Start Supplied records

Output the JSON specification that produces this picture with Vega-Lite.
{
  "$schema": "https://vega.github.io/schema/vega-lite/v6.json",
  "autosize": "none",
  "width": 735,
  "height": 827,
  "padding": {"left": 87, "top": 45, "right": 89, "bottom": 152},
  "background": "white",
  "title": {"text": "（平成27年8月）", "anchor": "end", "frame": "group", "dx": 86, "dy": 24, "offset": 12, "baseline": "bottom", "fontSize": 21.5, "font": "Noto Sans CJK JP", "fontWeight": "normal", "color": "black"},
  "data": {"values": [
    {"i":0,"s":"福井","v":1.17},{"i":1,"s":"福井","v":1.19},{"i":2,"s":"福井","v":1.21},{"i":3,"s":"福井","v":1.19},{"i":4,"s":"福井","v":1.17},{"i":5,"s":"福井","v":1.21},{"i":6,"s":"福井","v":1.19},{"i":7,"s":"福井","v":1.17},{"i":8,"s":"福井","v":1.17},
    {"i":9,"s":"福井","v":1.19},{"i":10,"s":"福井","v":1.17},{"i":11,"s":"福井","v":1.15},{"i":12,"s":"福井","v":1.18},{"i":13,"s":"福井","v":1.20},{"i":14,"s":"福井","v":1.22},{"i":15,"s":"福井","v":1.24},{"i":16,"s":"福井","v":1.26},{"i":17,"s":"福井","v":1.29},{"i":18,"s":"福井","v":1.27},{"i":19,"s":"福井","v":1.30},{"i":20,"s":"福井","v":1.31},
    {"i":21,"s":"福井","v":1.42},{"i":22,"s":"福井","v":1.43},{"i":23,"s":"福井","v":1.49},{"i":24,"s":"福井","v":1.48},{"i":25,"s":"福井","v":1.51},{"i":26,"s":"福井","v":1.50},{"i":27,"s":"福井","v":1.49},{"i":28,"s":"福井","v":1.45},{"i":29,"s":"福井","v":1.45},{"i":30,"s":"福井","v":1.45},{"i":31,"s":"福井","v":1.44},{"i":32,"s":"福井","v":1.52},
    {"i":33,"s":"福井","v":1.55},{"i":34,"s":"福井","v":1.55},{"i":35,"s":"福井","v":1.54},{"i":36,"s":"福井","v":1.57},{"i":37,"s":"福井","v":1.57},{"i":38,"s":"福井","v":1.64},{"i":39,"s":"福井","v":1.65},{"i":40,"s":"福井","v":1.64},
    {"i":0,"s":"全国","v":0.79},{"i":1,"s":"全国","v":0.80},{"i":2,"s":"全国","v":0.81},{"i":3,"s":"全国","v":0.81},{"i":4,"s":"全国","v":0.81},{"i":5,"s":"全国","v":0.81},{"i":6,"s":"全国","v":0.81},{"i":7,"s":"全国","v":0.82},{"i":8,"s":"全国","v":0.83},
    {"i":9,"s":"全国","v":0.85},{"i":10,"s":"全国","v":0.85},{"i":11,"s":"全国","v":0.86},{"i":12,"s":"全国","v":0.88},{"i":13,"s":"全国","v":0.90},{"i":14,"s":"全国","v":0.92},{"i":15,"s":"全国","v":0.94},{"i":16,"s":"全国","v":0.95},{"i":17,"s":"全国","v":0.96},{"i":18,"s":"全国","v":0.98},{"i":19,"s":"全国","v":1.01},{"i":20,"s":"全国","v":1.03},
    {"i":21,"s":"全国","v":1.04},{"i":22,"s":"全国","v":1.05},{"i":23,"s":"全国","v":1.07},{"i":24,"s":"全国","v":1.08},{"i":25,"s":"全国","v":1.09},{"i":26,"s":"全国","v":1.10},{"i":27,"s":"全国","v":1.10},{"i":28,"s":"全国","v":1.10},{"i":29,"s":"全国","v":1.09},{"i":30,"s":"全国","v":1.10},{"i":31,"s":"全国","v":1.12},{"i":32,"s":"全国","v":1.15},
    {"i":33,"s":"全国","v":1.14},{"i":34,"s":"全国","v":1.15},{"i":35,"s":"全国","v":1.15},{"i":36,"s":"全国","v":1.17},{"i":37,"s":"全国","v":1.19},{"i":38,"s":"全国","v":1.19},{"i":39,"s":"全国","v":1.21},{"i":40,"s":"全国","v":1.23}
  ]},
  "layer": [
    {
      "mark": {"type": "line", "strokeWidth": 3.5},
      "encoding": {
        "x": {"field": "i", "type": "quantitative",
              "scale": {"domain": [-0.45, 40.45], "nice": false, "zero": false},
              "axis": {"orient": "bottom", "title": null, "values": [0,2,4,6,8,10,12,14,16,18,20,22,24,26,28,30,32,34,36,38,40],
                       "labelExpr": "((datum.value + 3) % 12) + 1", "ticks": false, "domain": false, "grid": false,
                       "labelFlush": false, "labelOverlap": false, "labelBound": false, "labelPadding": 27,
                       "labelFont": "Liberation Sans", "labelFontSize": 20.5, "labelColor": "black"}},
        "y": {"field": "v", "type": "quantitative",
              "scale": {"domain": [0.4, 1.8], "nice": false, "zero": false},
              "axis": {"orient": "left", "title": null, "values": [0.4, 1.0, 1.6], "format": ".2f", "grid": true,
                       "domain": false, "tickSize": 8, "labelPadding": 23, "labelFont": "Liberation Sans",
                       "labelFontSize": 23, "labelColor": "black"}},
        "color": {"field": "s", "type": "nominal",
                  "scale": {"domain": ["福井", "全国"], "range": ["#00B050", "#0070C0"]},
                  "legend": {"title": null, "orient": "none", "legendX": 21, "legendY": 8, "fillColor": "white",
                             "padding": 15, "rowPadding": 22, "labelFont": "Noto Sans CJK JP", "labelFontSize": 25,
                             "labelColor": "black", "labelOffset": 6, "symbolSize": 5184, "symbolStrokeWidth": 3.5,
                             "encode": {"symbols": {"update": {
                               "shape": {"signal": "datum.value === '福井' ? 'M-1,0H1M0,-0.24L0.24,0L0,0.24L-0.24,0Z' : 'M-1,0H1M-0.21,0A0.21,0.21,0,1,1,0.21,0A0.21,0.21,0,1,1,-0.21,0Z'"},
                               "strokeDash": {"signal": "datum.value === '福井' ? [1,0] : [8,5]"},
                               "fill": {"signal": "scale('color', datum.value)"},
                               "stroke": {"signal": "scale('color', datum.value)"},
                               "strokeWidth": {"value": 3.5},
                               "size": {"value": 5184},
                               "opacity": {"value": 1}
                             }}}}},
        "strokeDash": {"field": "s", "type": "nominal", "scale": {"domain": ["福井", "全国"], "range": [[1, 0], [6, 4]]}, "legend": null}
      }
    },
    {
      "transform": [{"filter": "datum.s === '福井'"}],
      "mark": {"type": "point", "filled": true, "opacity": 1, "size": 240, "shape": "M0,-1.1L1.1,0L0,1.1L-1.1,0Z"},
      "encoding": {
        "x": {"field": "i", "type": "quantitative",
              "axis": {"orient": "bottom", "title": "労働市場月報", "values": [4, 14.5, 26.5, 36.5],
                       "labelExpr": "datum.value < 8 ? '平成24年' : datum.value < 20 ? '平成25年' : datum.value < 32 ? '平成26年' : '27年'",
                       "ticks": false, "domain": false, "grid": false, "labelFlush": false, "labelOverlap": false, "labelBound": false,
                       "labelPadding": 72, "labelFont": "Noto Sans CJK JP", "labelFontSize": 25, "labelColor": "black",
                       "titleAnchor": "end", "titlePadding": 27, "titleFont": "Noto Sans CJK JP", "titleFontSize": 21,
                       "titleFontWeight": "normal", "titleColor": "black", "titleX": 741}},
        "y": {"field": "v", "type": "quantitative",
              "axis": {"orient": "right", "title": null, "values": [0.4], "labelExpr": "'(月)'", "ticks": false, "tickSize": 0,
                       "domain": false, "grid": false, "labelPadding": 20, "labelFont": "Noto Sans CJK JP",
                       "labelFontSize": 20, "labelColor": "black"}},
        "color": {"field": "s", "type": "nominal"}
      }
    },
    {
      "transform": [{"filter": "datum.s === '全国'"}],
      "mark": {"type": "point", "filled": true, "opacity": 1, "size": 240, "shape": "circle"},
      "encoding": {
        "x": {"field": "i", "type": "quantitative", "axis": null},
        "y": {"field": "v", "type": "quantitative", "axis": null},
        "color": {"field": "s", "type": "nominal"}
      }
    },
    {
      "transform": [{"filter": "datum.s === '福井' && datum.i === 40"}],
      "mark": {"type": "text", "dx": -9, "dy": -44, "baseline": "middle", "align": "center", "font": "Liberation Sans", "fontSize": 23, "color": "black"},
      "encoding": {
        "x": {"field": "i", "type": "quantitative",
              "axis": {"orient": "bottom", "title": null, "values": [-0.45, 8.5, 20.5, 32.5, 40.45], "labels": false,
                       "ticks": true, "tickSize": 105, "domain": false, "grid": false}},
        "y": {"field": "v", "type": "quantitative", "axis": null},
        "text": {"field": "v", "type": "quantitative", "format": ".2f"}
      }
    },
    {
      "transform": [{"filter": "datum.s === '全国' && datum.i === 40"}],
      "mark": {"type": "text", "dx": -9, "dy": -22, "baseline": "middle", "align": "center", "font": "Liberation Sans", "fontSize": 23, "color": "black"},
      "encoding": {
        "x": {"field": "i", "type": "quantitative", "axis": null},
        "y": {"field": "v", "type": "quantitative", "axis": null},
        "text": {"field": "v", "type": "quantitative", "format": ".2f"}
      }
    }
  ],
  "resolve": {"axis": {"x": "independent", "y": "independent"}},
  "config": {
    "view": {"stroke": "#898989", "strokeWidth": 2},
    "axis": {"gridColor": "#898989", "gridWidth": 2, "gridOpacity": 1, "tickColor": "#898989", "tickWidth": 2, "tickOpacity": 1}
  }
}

End Supplied records
Start Supplied records

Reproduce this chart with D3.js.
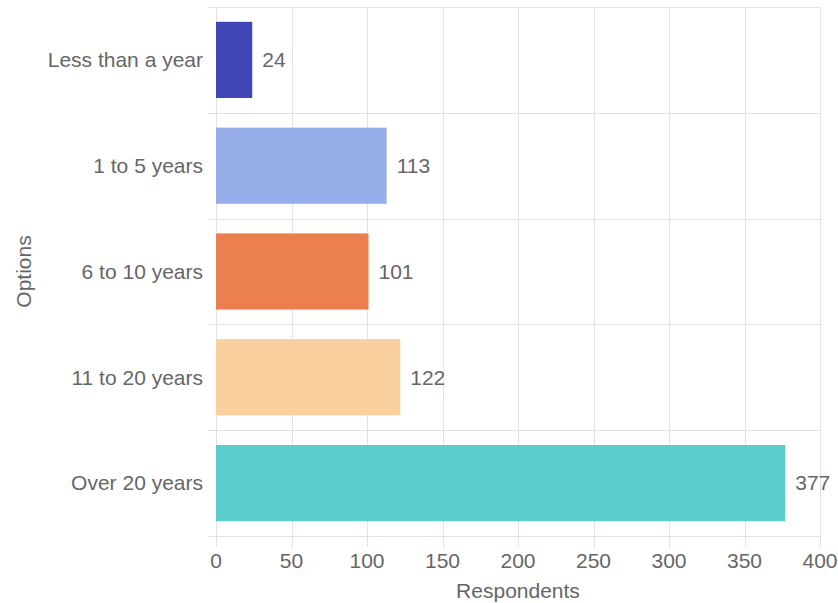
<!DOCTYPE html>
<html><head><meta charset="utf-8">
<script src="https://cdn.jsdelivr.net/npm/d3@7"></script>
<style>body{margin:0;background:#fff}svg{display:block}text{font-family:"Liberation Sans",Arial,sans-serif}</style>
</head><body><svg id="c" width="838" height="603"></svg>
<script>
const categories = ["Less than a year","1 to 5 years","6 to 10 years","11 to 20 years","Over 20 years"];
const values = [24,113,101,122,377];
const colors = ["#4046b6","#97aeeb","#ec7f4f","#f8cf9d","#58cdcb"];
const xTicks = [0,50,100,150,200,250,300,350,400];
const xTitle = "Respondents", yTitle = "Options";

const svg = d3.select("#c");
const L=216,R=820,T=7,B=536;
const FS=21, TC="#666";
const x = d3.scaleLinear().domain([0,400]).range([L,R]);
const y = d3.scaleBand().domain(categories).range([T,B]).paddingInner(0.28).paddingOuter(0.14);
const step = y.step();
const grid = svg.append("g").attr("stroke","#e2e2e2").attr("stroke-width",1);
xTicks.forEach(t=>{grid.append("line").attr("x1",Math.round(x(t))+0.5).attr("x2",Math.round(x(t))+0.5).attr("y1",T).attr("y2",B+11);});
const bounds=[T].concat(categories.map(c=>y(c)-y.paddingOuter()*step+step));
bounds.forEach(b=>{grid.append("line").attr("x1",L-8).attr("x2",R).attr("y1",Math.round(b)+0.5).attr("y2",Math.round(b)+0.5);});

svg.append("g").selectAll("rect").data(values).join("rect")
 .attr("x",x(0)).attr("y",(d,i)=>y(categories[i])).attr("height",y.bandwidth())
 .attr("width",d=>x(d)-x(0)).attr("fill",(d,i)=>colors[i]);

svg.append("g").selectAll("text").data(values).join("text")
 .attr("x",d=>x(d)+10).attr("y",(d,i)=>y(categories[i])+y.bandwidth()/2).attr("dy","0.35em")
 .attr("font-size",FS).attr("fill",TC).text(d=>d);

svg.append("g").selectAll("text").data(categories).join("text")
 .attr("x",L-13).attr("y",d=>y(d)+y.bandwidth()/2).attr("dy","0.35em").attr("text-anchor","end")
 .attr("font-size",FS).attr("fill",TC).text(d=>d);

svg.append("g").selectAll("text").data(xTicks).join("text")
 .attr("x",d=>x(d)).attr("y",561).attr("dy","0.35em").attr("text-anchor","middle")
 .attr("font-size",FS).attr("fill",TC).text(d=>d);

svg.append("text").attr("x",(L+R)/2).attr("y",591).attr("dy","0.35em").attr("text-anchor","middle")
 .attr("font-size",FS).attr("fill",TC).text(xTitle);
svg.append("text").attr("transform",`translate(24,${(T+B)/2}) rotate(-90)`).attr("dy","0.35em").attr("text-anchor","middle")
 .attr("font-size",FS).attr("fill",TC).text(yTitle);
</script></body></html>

End Supplied records

**Short task**.
Write the number of lines containing the word "with" and nothing besides it.

**The output**.
2